Published online by Cambridge University Press: 07 May 2010
Few Jews, historically speaking, have engaged with the first-century Apostle to the Gentiles. The modern period has witnessed a burgeoning interest, however, with treatments reflecting profound concerns about the nature of Jewish authenticity and the developing intercourse between Jews and Christians. In exploring these issues, Jewish commentators have presented Paul in a number of apparently contradictory ways. He is both a bridge and a barrier to interfaith harmony; both the founder of Christianity and a convert to it; both an anti-Jewish apostate and a fellow traveller on the path to Jewish self-understanding; and both the chief architect of the Judeo-Christian foundations of Western thought and their destroyer. The goal of the present volume is to outline and explain these aspects of the Jewish debate about Paul, as represented in the works of individual Jewish theologians, religious leaders, biblical scholars, artists, musicians, playwrights, novelists, philosophers, and psychoanalysts of the last 150 years.

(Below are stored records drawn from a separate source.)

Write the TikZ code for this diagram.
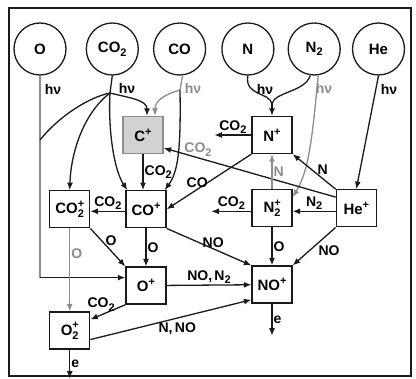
\documentclass[tikz,border=0pt]{standalone}
\usepackage{fontspec}
\setmainfont{Liberation Sans}
\usetikzlibrary{positioning, arrows.meta, calc}
\definecolor{ink}   {HTML}{1A1A1A}
\definecolor{faded} {HTML}{8C8C8C}
\definecolor{shade} {HTML}{D2D2D2}

\newcommand{\subtwo}{\raisebox{-0.45ex}{\fontsize{11}{11}\selectfont 2}}
\newcommand{\ionp}{\raisebox{0.75ex}{\fontsize{11}{11}\selectfont +}}
\newcommand{\ionptwo}{\rlap{\raisebox{0.85ex}{\fontsize{11}{11}\selectfont +}}%
  \raisebox{-0.5ex}{\fontsize{11}{11}\selectfont 2}}

\begin{document}
\begin{tikzpicture}[x=1pt, y=-1pt,
      font=\bfseries\fontsize{15}{15}\selectfont,
      neutral/.style={circle, draw=ink, line width=1.3pt,
                      minimum size=52pt, inner sep=0pt},
      ion/.style ={rectangle, draw=ink, line width=1.3pt, fill=white,
                   minimum width=40pt, minimum height=37pt, inner sep=1pt},
      cion/.style={ion, draw=faded, fill=shade},
      link/.style={line width=1.3pt, draw=ink},
      arr/.style ={link, -{Latex[length=7.5pt, width=6pt]}},
      faint/.style={draw=faded},
      lbl/.style ={inner sep=1pt, font=\bfseries\fontsize{14}{14}\selectfont}]

    \useasboundingbox (0,0) rectangle (416,379);
    \draw[ink, line width=1.4pt] (9,8) rectangle (411,376);

    % neutrals
    \node[neutral] (O) at (40,49) {O};
    \node[neutral, right=19pt of O]   (CO2) {CO\subtwo};
    \node[neutral, right=14pt of CO2] (CO)  {CO};
    \node[neutral, right=15pt of CO]  (N)   {N};
    \node[neutral, right=13pt of N]   (N2)  {N\subtwo};
    \node[neutral, right=11pt of N2]  (He)  {He};

    % ions
    \node[cion] (Cp) at (143,135) {C\ionp};
    \node[ion, below=36pt of Cp, xshift=3pt] (COp) {CO\ionp};
    \node[ion, left=35pt of COp]  (CO2p) {CO\ionptwo};
    \node[ion, below=38pt of COp] (Op)   {O\ionp};
    \node[ion, below=83pt of CO2p] (O2p) {O\ionptwo};
    \node[ion] (Np) at (272,135) {N\ionp};
    \node[ion, below=35pt of Np]  (N2p)  {N\ionptwo};
    \node[ion, right=43pt of N2p] (Hep)  {He\ionp};
    \node[ion, below=38pt of N2p] (NOp)  {NO\ionp};

    % photoionisation
    \node[lbl] (hvO)   at (53,89)  {hν};
    \node[lbl] (hvCO2) at (127,88) {hν};
    \node[lbl, text=faded] (hvCO) at (193,88) {hν};
    \node[lbl] (hvN)   at (265,89) {hν};
    \node[lbl, text=faded] (hvN2) at (324,88) {hν};
    \node[lbl] (hvHe)  at (389,89) {hν};

    \coordinate (Oturn) at ($(O.south |- Op.west)+(0,-8)$);
    \coordinate (Ojoin) at (40,140);
    \draw[link, faint] (O.south) -- (Oturn);
    \draw[arr] (Oturn) -- (Oturn -| Op.west);

    \coordinate (jCO2) at (110,93);
    \draw[link] (CO2.south) -- (jCO2);
    \draw[link] (jCO2) .. controls (90,97) and (60,115) .. (Ojoin);
    \draw[arr] (jCO2) .. controls (85,112) and (71,150) .. (CO2p.north);
    \draw[arr] (jCO2) .. controls (108,130) and (114,170) .. ([xshift=2pt]COp.north west);
    \draw[arr] (jCO2) .. controls (130,98) and (147,100) .. ([xshift=4pt]Cp.north);

    \coordinate (jCO) at (180,90);
    \draw[link, faint] ([xshift=3pt]CO.south) -- (jCO);
    \draw[arr] (jCO) .. controls (181,150) and (178,172) .. ([xshift=-2pt]COp.north east);
    \draw[arr, faint] (jCO) .. controls (166,94) and (155,100) .. ([xshift=12pt]Cp.north);

    \coordinate (jN) at (272,104);
    \draw[link] (N.south) .. controls (244,96) and (270,92) .. (jN);
    \draw[link] ([xshift=-4pt]N2.south) .. controls (305,92) and (274,92) .. (jN);
    \draw[arr] (jN) -- (Np.north);
    \draw[arr, faint] ([xshift=4pt]N2.south) .. controls (312,140) and (309,170)
          .. ([yshift=-8pt]N2p.north east);
    \draw[arr] (He.south) -- (Hep.north);

    % ion chemistry
    \draw[arr] (Np.west) -- node[lbl, above] {CO\subtwo} ++(-37,0) coordinate (NpOut);
    \draw[arr] (Np.south west) -- node[lbl, pos=0.64, above] {CO} (COp.east);
    \draw[arr] ([yshift=-8pt]Hep.north west) -- node[lbl, text=faded, pos=0.8, above] {CO\subtwo}
          ([yshift=-13pt]Cp.east);
    \draw[arr] (Hep.north west) -- node[lbl, pos=0.3, above=2pt] {N} (Np.south east);
    \draw[arr, faint] (N2p.north) -- node[lbl, text=faded, right] {N} (Np.south);
    \draw[arr] ([yshift=-3pt]N2p.west) -- node[lbl, above] {CO\subtwo} ++(-40,0) coordinate (N2pOut);
    \draw[arr] ([yshift=-3pt]Hep.west) -- node[lbl, above] {N\subtwo} ([yshift=-3pt]N2p.east);
    \draw[arr] (Hep.south west) -- node[lbl, pos=0.6, right=7pt] {NO} (NOp.north east);
    \draw[arr] (N2p) -- node[lbl, right] {O} (NOp);
    \draw[arr] (COp.south east) -- node[lbl, pos=0.55, above] {NO} (NOp.north west);
    \draw[arr] (Cp.south) -- node[lbl, right] {CO\subtwo} (Cp.south |- COp.north);
    \draw[arr] (COp) -- node[lbl, right] {O} (Op);
    \draw[arr] (CO2p.south east) -- node[lbl, pos=0.33, right=2pt] {O} (Op.north west);
    \draw[arr] ([yshift=-2pt]COp.west) -- node[lbl, above] {CO\subtwo} ([yshift=-2pt]CO2p.east);
    \draw[arr] (Op) -- node[lbl, above] {NO,\,N\subtwo} (NOp);
    \draw[arr] (Op.south west) -- node[lbl, pos=0.69, above=2pt] {CO\subtwo}
          ([yshift=-8pt]O2p.north east);
    \draw[arr] ([yshift=-9pt]O2p.east) -- node[lbl, pos=0.54, below=3pt] {N,\,NO}
          ([yshift=4pt]NOp.south west);
    \draw[arr, faint] (CO2p) -- node[lbl, text=faded, pos=0.3, right] {O} (O2p);
    \draw[arr] (O2p.south) -- node[lbl, right] {e} ++(0,29) coordinate (O2pOut);
    \draw[arr] (NOp.south) -- node[lbl, right] {e} ++(0,32) coordinate (NOpOut);
  \end{tikzpicture}
\end{document}
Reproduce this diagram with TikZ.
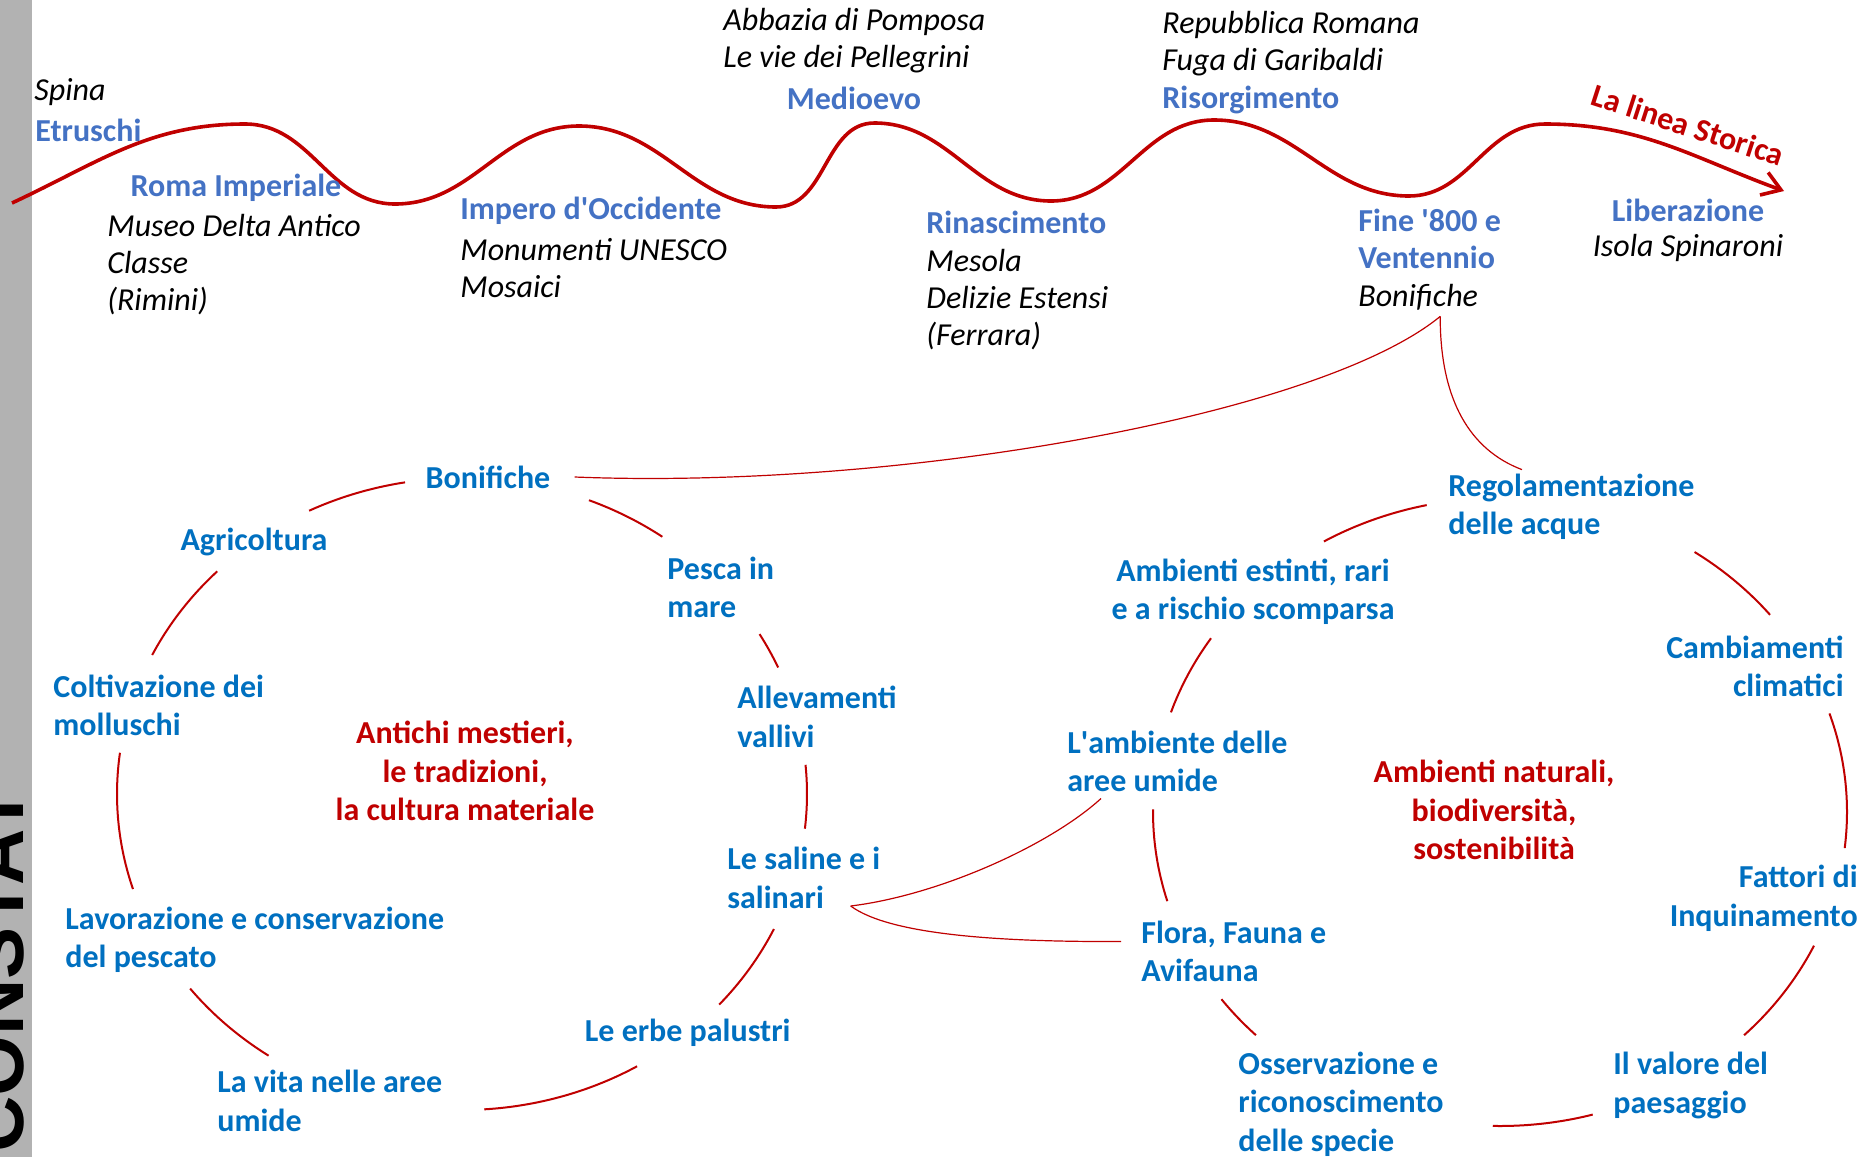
\documentclass[tikz,border=0pt]{standalone}
\usepackage{fontspec}
\setmainfont{Carlito}
\newfontfamily\barrafont{Liberation Sans}
\usetikzlibrary{arrows.meta}
\definecolor{bluepoca}{HTML}{4472C4}
\definecolor{blutema}{HTML}{0070C0}
\definecolor{rossolinea}{HTML}{C00000}
\definecolor{grigiobarra}{HTML}{B2B2B2}
\tikzset{
    %Define standard arrow tip
    >={Straight Barb[length=9pt,width=12pt]},
    %Define styles for the texts
    epoca/.style={
           text=bluepoca,
           font=\fontsize{16}{18.5}\selectfont\bfseries,
           inner sep=0pt,
           align=left},
    luoghi/.style={
           font=\fontsize{16}{18.5}\selectfont\itshape,
           inner sep=0pt,
           align=left},
    tema/.style={
           text=blutema,
           font=\fontsize{16}{19.25}\selectfont\bfseries,
           inner sep=0pt,
           align=left},
    nucleo/.style={
           text=rossolinea,
           font=\fontsize{16}{19.25}\selectfont\bfseries,
           inner sep=0pt,
           align=center},
    % Define line styles
    linea/.style={
           ->,
           draw=rossolinea,
           line width=1.8pt},
    arco/.style={
           draw=rossolinea,
           line width=1pt},
    ramo/.style={
           draw=rossolinea,
           line width=0.6pt},
    anelloA/.style={x radius=345, y radius=316},
    anelloB/.style={x radius=347, y radius=314}
}

\begin{document}
\begin{tikzpicture}[x=0.5pt, y=0.5pt]

\fill[white] (0,0) rectangle (1866,-1157);
\useasboundingbox (0,0) rectangle (1866,-1157);

%side bar
\fill[grigiobarra] (0,0) rectangle (32,-1157);
\begin{scope}
\clip (0,0) rectangle (32,-1157);
\node[rotate=90, anchor=base, inner sep=0pt,
  font=\barrafont\fontsize{39}{39}\selectfont\bfseries] (constat) at (23,-970) {CONSTAT};
\end{scope}

%the timeline
\draw[linea] (12,-203) to[out=25,in=180] (245,-124) to[out=0,in=180] (395,-204)
  to[out=0,in=180] (579,-126) to[out=0,in=180] (776,-207) to[out=0,in=180] (874.5,-123)
  to[out=0,in=180] (1051,-201) to[out=0,in=180] (1214,-120) to[out=0,in=180] (1409,-196)
  to[out=0,in=180] (1545,-124) to[out=0,in=160] (1784,-191);
\node[nucleo, rotate=-18] (titolo) at (1688,-125) {La linea Storica};

\node[luoghi, anchor=west] (spina) at (34,-92) {Spina};
\node[epoca, anchor=west] (etruschi) at (35,-130) {Etruschi};
\node[epoca] (romaimp) at (236,-188) {Roma Imperiale};
\node[luoghi, anchor=west] (romaluoghi) at (107,-265) {Museo Delta Antico\\Classe\\(Rimini)};
\node[epoca, anchor=west] (impero) at (460,-211) {Impero d\textquotesingle Occidente};
\node[luoghi, anchor=west] (imperoluoghi) at (460,-268.5) {Monumenti UNESCO\\Mosaici};
\node[luoghi, anchor=west] (medioluoghi) at (723,-41) {Abbazia di Pomposa\\Le vie dei Pellegrini};
\node[epoca] (medioevo) at (854,-98) {Medioevo};
\node[epoca, anchor=west] (rinasc) at (926,-222) {Rinascimento};
\node[luoghi, anchor=west] (rinascluoghi) at (926,-299.5) {Mesola\\Delizie Estensi\\(Ferrara)};
\node[luoghi, anchor=west] (risorgluoghi) at (1162,-43.5) {Repubblica Romana\\Fuga di Garibaldi};
\node[epoca, anchor=west] (risorg) at (1162,-100) {Risorgimento};
\node[epoca, anchor=west] (fine800) at (1358,-238.5) {Fine \textquotesingle 800 e\\Ventennio};
\node[luoghi, anchor=west] (bonific) at (1358,-297) {Bonifiche};
\node[epoca] (liberaz) at (1688,-210) {Liberazione};
\node[luoghi] (spinaroni) at (1688,-248) {Isola Spinaroni};

%left cycle
\coordinate (anello1) at (462,-794);
\node[tema] (bonifiche) at (488,-477) {Bonifiche};
\node[tema] (agricoltura) at (254,-541.5) {Agricoltura};
\node[tema, anchor=west] (pescamare) at (667,-587.5) {Pesca in\\mare};
\node[tema, anchor=west] (coltivazione) at (53,-705.5) {Coltivazione dei\\molluschi};
\node[tema, anchor=west] (allevamenti) at (737,-717) {Allevamenti\\vallivi};
\node[nucleo] (mestieri) at (465,-771) {Antichi mestieri,\\le tradizioni,\\la cultura materiale};
\node[tema, anchor=west] (saline) at (727,-878) {Le saline e i\\salinari};
\node[tema, anchor=west] (lavorazione) at (65,-940) {Lavorazione e conservazione\\del pescato};
\node[tema, anchor=west] (erbe) at (584.5,-1033) {Le erbe palustri};
\node[tema, anchor=west] (vita) at (217,-1101) {La vita nelle aree\\umide};

\draw[arco] (anello1) ++(99.5:345 and 316) arc[anelloA, start angle=99.5, end angle=116.3];
\draw[arco] (anello1) ++(54.5:345 and 316) arc[anelloA, start angle=54.5, end angle=68.4];
\draw[arco] (anello1) ++(135.2:345 and 316) arc[anelloA, start angle=135.2, end angle=153.9];
\draw[arco] (anello1) ++(23.6:345 and 316) arc[anelloA, start angle=23.6, end angle=30.4];
\draw[arco] (anello1) ++(172.5:345 and 316) arc[anelloA, start angle=172.5, end angle=197.5];
\draw[arco] (anello1) ++(-6.3:345 and 316) arc[anelloA, start angle=-6.3, end angle=5.3];
\draw[arco] (anello1) ++(218:345 and 316) arc[anelloA, start angle=218, end angle=235.9];
\draw[arco] (anello1) ++(-41.8:345 and 316) arc[anelloA, start angle=-41.8, end angle=-25.3];
\draw[arco] (anello1) ++(-86.3:345 and 316) arc[anelloA, start angle=-86.3, end angle=-59.5];

%right cycle
\coordinate (anello2) at (1500,-812);
\node[tema, anchor=west] (regolamentazione) at (1448,-507) {Regolamentazione\\delle acque};
\node[tema, align=center] (estinti) at (1253,-592) {Ambienti estinti, rari\\e a rischio scomparsa};
\node[tema, anchor=east, align=right] (cambiamenti) at (1844,-666.5) {Cambiamenti\\climatici};
\node[tema, anchor=west] (umide) at (1067,-761.5) {L\textquotesingle ambiente delle\\aree umide};
\node[nucleo] (naturali) at (1494,-810) {Ambienti naturali,\\biodiversità,\\sostenibilità};
\node[tema, anchor=east, align=right] (fattori) at (1858,-898.5) {Fattori di\\Inquinamento};
\node[tema, anchor=west] (flora) at (1141,-951.5) {Flora, Fauna e\\Avifauna};
\node[tema, anchor=west] (osservazione) at (1238,-1104) {Osservazione e\\riconoscimento\\delle specie};
\node[tema, anchor=west] (valore) at (1613,-1085.5) {Il valore del\\paesaggio};

\draw[arco] (anello2) ++(102.2:347 and 314) arc[anelloB, start angle=102.2, end angle=120.5];
\draw[arco] (anello2) ++(38.9:347 and 314) arc[anelloB, start angle=38.9, end angle=55.9];
\draw[arco] (anello2) ++(146.4:347 and 314) arc[anelloB, start angle=146.4, end angle=161.5];
\draw[arco] (anello2) ++(-6.6:347 and 314) arc[anelloB, start angle=-6.6, end angle=18.3];
\draw[arco] (anello2) ++(179.5:347 and 314) arc[anelloB, start angle=179.5, end angle=196.5];
\draw[arco] (anello2) ++(-45.3:347 and 314) arc[anelloB, start angle=-45.3, end angle=-25.2];
\draw[arco] (anello2) ++(216.6:347 and 314) arc[anelloB, start angle=216.6, end angle=225.3];
\draw[arco] (anello2) ++(-91.2:347 and 314) arc[anelloB, start angle=-91.2, end angle=-74.5];

%links between the parts
\coordinate (radice) at ([xshift=11pt,yshift=-3pt]bonific.south);
\draw[ramo] ([xshift=12pt]bonifiche.east) .. controls (900,-490) and (1320,-415) .. (radice);
\draw[ramo] (radice) .. controls (1440,-400) and (1470,-450) .. ([xshift=37pt,yshift=2pt]regolamentazione.north west);
\draw[ramo] ([xshift=-15pt,yshift=-14pt]saline.east) .. controls (940,-895) and (1050,-845) .. ([xshift=17pt,yshift=-3pt]umide.south west);
\draw[ramo] ([xshift=-15pt,yshift=-14pt]saline.east) .. controls (890,-935) and (1000,-942) .. ([xshift=-10pt,yshift=5pt]flora.west);

\end{tikzpicture}
\end{document}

We will begin with an account of the popular Jewish view of Paul, which is often understood to be derived from a premodern tradition of hostility towards the apostle and which regards him as the damnable inventor of Christianity and the ultimate cause of centuries of Jewish suffering. Here it will be argued that claims for an ancient origin of this hostility have been exaggerated and that the real roots of modern popular Jewish antipathy lie in the apostle's association with much more recent sociocultural developments (Chapter one).